The actor Matt Dillon had recently worked with Fellove on a forthcoming documentary on Afro-Caribbean music. He said, "He was a great artist and he left a great musical legacy... It was a privilege for me to be able to work and spend time with him."

Filin was an American-influenced, popular song style which flourished from the late 1940s to the early 1960s. The word is derived from "feeling", and was also known as "el feeling". It survived the first few years of the revolution, but didn't fit in with the new mood in the country and it gradually withered, leaving its roots in jazz, romantic song and the bolero.

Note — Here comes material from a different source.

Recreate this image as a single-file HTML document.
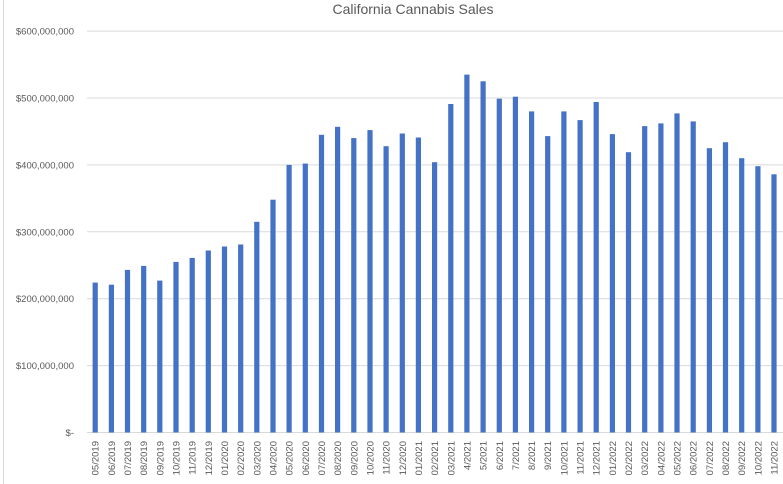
<!DOCTYPE html>
<html><head><style>body{margin:0;background:#fff}svg{display:block}</style></head><body>
<svg width="783" height="484" xmlns="http://www.w3.org/2000/svg" font-family="Liberation Sans, sans-serif">
<rect width="783" height="484" fill="#fff"/>
<line x1="3.5" y1="0" x2="3.5" y2="484" stroke="#d9d9d9"/>
<text x="413" y="14" text-anchor="middle" font-size="14" fill="#595959">California Cannabis Sales</text>
<g stroke="#d9d9d9">
<line x1="87" x2="783" y1="31.1" y2="31.1"/>
<line x1="87" x2="783" y1="98" y2="98"/>
<line x1="87" x2="783" y1="164.9" y2="164.9"/>
<line x1="87" x2="783" y1="231.8" y2="231.8"/>
<line x1="87" x2="783" y1="298.7" y2="298.7"/>
<line x1="87" x2="783" y1="365.6" y2="365.6"/>
<line x1="87" x2="783" y1="432.5" y2="432.5"/>
</g>
<g font-size="9.5" fill="#595959" text-anchor="end">
<text x="74" y="34.6">$600,000,000</text>
<text x="74" y="101.5">$500,000,000</text>
<text x="74" y="168.4">$400,000,000</text>
<text x="74" y="235.3">$300,000,000</text>
<text x="74" y="302.2">$200,000,000</text>
<text x="74" y="369.1">$100,000,000</text>
<text x="74" y="436">$-</text>
</g>
<g transform="translate(0,432.5) scale(1,-1)" fill="#4472c4">
<rect x="92.6" y="0" width="5.2" height="149.9"/>
<rect x="108.8" y="0" width="5.2" height="147.8"/>
<rect x="124.9" y="0" width="5.2" height="162.6"/>
<rect x="141.1" y="0" width="5.2" height="166.6"/>
<rect x="157.2" y="0" width="5.2" height="151.9"/>
<rect x="173.4" y="0" width="5.2" height="170.6"/>
<rect x="189.6" y="0" width="5.2" height="174.6"/>
<rect x="205.7" y="0" width="5.2" height="182.0"/>
<rect x="221.9" y="0" width="5.2" height="186.0"/>
<rect x="238.1" y="0" width="5.2" height="188.0"/>
<rect x="254.2" y="0" width="5.2" height="210.7"/>
<rect x="270.4" y="0" width="5.2" height="232.8"/>
<rect x="286.5" y="0" width="5.2" height="267.6"/>
<rect x="302.7" y="0" width="5.2" height="268.9"/>
<rect x="318.9" y="0" width="5.2" height="297.7"/>
<rect x="335.0" y="0" width="5.2" height="305.7"/>
<rect x="351.2" y="0" width="5.2" height="294.4"/>
<rect x="367.4" y="0" width="5.2" height="302.4"/>
<rect x="383.5" y="0" width="5.2" height="286.3"/>
<rect x="399.7" y="0" width="5.2" height="299.0"/>
<rect x="415.8" y="0" width="5.2" height="295.0"/>
<rect x="432.0" y="0" width="5.2" height="270.3"/>
<rect x="448.2" y="0" width="5.2" height="328.5"/>
<rect x="464.3" y="0" width="5.2" height="357.9"/>
<rect x="480.5" y="0" width="5.2" height="351.2"/>
<rect x="496.7" y="0" width="5.2" height="333.8"/>
<rect x="512.8" y="0" width="5.2" height="335.8"/>
<rect x="529.0" y="0" width="5.2" height="321.1"/>
<rect x="545.1" y="0" width="5.2" height="296.4"/>
<rect x="561.3" y="0" width="5.2" height="321.1"/>
<rect x="577.5" y="0" width="5.2" height="312.4"/>
<rect x="593.6" y="0" width="5.2" height="330.5"/>
<rect x="609.8" y="0" width="5.2" height="298.4"/>
<rect x="625.9" y="0" width="5.2" height="280.3"/>
<rect x="642.1" y="0" width="5.2" height="306.4"/>
<rect x="658.3" y="0" width="5.2" height="309.1"/>
<rect x="674.4" y="0" width="5.2" height="319.1"/>
<rect x="690.6" y="0" width="5.2" height="311.1"/>
<rect x="706.8" y="0" width="5.2" height="284.3"/>
<rect x="722.9" y="0" width="5.2" height="290.3"/>
<rect x="739.1" y="0" width="5.2" height="274.3"/>
<rect x="755.3" y="0" width="5.2" height="266.3"/>
<rect x="771.4" y="0" width="5.2" height="258.2"/>
</g>
<g font-size="9.5" fill="#595959" text-anchor="end">
<text x="98.7" y="441" transform="rotate(-90 98.7 441)">05/2019</text>
<text x="114.9" y="441" transform="rotate(-90 114.9 441)">06/2019</text>
<text x="131" y="441" transform="rotate(-90 131 441)">07/2019</text>
<text x="147.2" y="441" transform="rotate(-90 147.2 441)">08/2019</text>
<text x="163.3" y="441" transform="rotate(-90 163.3 441)">09/2019</text>
<text x="179.5" y="441" transform="rotate(-90 179.5 441)">10/2019</text>
<text x="195.7" y="441" transform="rotate(-90 195.7 441)">11/2019</text>
<text x="211.8" y="441" transform="rotate(-90 211.8 441)">12/2019</text>
<text x="228" y="441" transform="rotate(-90 228 441)">01/2020</text>
<text x="244.2" y="441" transform="rotate(-90 244.2 441)">02/2020</text>
<text x="260.3" y="441" transform="rotate(-90 260.3 441)">03/2020</text>
<text x="276.5" y="441" transform="rotate(-90 276.5 441)">04/2020</text>
<text x="292.6" y="441" transform="rotate(-90 292.6 441)">05/2020</text>
<text x="308.8" y="441" transform="rotate(-90 308.8 441)">06/2020</text>
<text x="325" y="441" transform="rotate(-90 325 441)">07/2020</text>
<text x="341.1" y="441" transform="rotate(-90 341.1 441)">08/2020</text>
<text x="357.3" y="441" transform="rotate(-90 357.3 441)">09/2020</text>
<text x="373.5" y="441" transform="rotate(-90 373.5 441)">10/2020</text>
<text x="389.6" y="441" transform="rotate(-90 389.6 441)">11/2020</text>
<text x="405.8" y="441" transform="rotate(-90 405.8 441)">12/2020</text>
<text x="421.9" y="441" transform="rotate(-90 421.9 441)">01/2021</text>
<text x="438.1" y="441" transform="rotate(-90 438.1 441)">02/2021</text>
<text x="454.3" y="441" transform="rotate(-90 454.3 441)">03/2021</text>
<text x="470.4" y="441" transform="rotate(-90 470.4 441)">4/2021</text>
<text x="486.6" y="441" transform="rotate(-90 486.6 441)">5/2021</text>
<text x="502.8" y="441" transform="rotate(-90 502.8 441)">6/2021</text>
<text x="518.9" y="441" transform="rotate(-90 518.9 441)">7/2021</text>
<text x="535.1" y="441" transform="rotate(-90 535.1 441)">8/2021</text>
<text x="551.2" y="441" transform="rotate(-90 551.2 441)">9/2021</text>
<text x="567.4" y="441" transform="rotate(-90 567.4 441)">10/2021</text>
<text x="583.6" y="441" transform="rotate(-90 583.6 441)">11/2021</text>
<text x="599.7" y="441" transform="rotate(-90 599.7 441)">12/2021</text>
<text x="615.9" y="441" transform="rotate(-90 615.9 441)">01/2022</text>
<text x="632" y="441" transform="rotate(-90 632 441)">02/2022</text>
<text x="648.2" y="441" transform="rotate(-90 648.2 441)">03/2022</text>
<text x="664.4" y="441" transform="rotate(-90 664.4 441)">04/2022</text>
<text x="680.5" y="441" transform="rotate(-90 680.5 441)">05/2022</text>
<text x="696.7" y="441" transform="rotate(-90 696.7 441)">06/2022</text>
<text x="712.9" y="441" transform="rotate(-90 712.9 441)">07/2022</text>
<text x="729" y="441" transform="rotate(-90 729 441)">08/2022</text>
<text x="745.2" y="441" transform="rotate(-90 745.2 441)">09/2022</text>
<text x="761.4" y="441" transform="rotate(-90 761.4 441)">10/2022</text>
<text x="777.5" y="441" transform="rotate(-90 777.5 441)">11/2022</text>
</g>
</svg>
</body></html>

Francisco Fellove Valdes was born on 7 October 1923 in the Barrio Colon in Havana. As a child, he would walk through the streets of downtown Havana singing and drumming. "I played the guitar and sang with Niño Rivera," he recalled – he wrote "Mango Mangue" in Rivera's house. Fellove was a long-time resident of Mexico, where he first travelled by boat from Havana in the 1950s. Soon after his arrival, the Mexican director and producer Mariano Rivera Conde dubbed him "El Gran" ["The Great"].

He later performed in New York with orchestras led by Tito Puente and Machito at the height of the city's Latin dance scene; he also toured throughout Latin America. In 1999, he made an album with the Cuban trumpeter Alfredo "Chocolate" Armenteros and the pianist Osmany Paredes. He also recorded a tropical version of Sting's "Walking on the Moon".